C’est aussi dans cette période que l’ancienne zone d’extraction avec ses monticules de gravats et de terre servit de premier terrain d’entrainement en mobylette, puis en moto réformées de la gendarmerie, à André Galland, champion de France de side-cars cross en 1971, hélas décédé la même année dans un accident de voiture à l’âge de 25 ans.

En 1973 ou 1974 la société BIG DUTCHMAN dont le siège social était à Saint Brieuc loua l’ensemble pour y installer une agence avec ses bureaux et son entrepôt de matériel. Elle commercialisait des équipements pour des élevages de poules pondeuses et accessoirement pour des porcheries et rayonnait sur toute la région Sud-Est. C’était la période du grand développement des bâtiments d’élevages hors sol, augmentant le revenu des agriculteurs. Cette entreprise fut remplacée plus tard par la Société TECHNI-SERVICE assurant la diffusion et l’entretien de matériels agricoles.

En 1993, Thierry et Nathalie CHAVAND achetèrent toute la propriété et y implantèrent leur activité d’apiculteur en 2007. Aujourd’hui en GAEC avec leur fils Raoul ils disposent de ruchers sur le site, dans la montagne toute proche mais aussi dans le Jura et la Drôme. Ruchers qu’ils déplacent suivant les périodes de floraison. Ils assurent l’extraction, le conditionnement et le stockage de leur miel qu’ils commercialisent sous le nom des « Ruchers d’Amédée ».

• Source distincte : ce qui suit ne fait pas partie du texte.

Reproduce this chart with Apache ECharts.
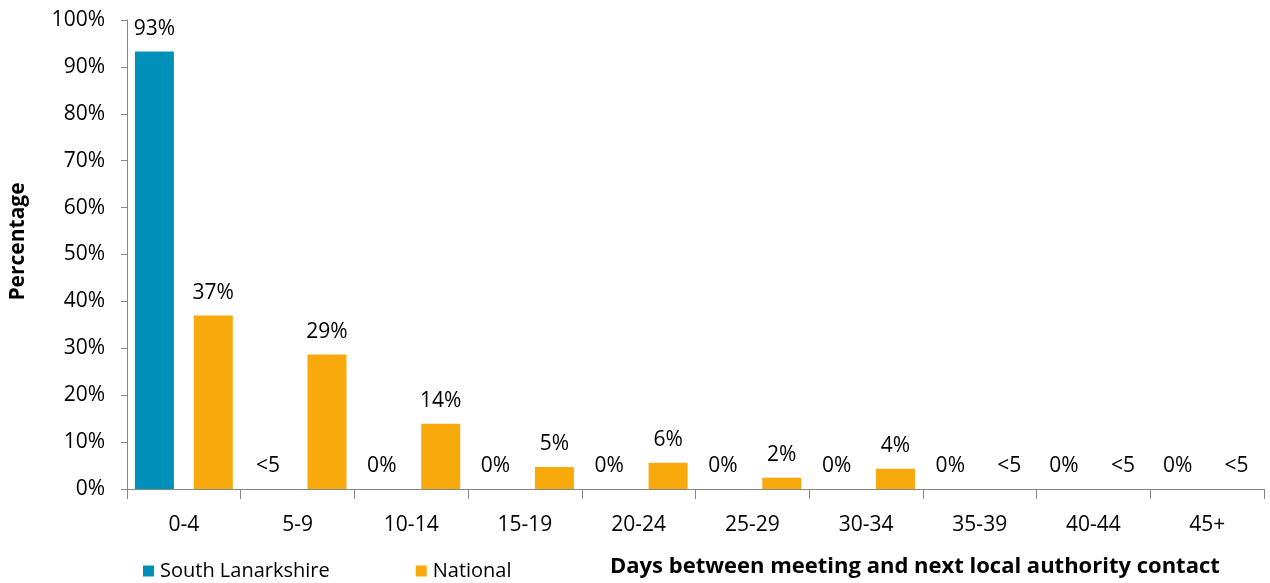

 Travaillant avec un millier de ruches, ils soignent le renouvellement de leurs essaims en élevant des jeunes reines qu’ils commercialisent en partie.

Aujourd’hui la végétation a effacé quasiment toutes les traces d’extraction du rocher, les abeilles « parquées » sur le site peuvent butiner calmement bénéficiant de la proximité de la colline du château.

Assurant des emplois, faisant fructifier les commerces et les entreprises locales, cette carrière a marqué la vie économique de la commune. A cette époque le centre du village était très animé, de nombreux commerces s’y côtoyaient. Il y régnait un esprit de convivialité non perturbé par le peu de circulation automobile, ni part le faible trafic des camions de la carrière…

 

      Rédigé en décembre 2020 par « Les Amis de Jasseron » grâce aux souvenirs de Jean BERRY qui a côtoyé des acteurs de cette carrière et à plusieurs anecdotes de Marie Thérèse CHARRIERE.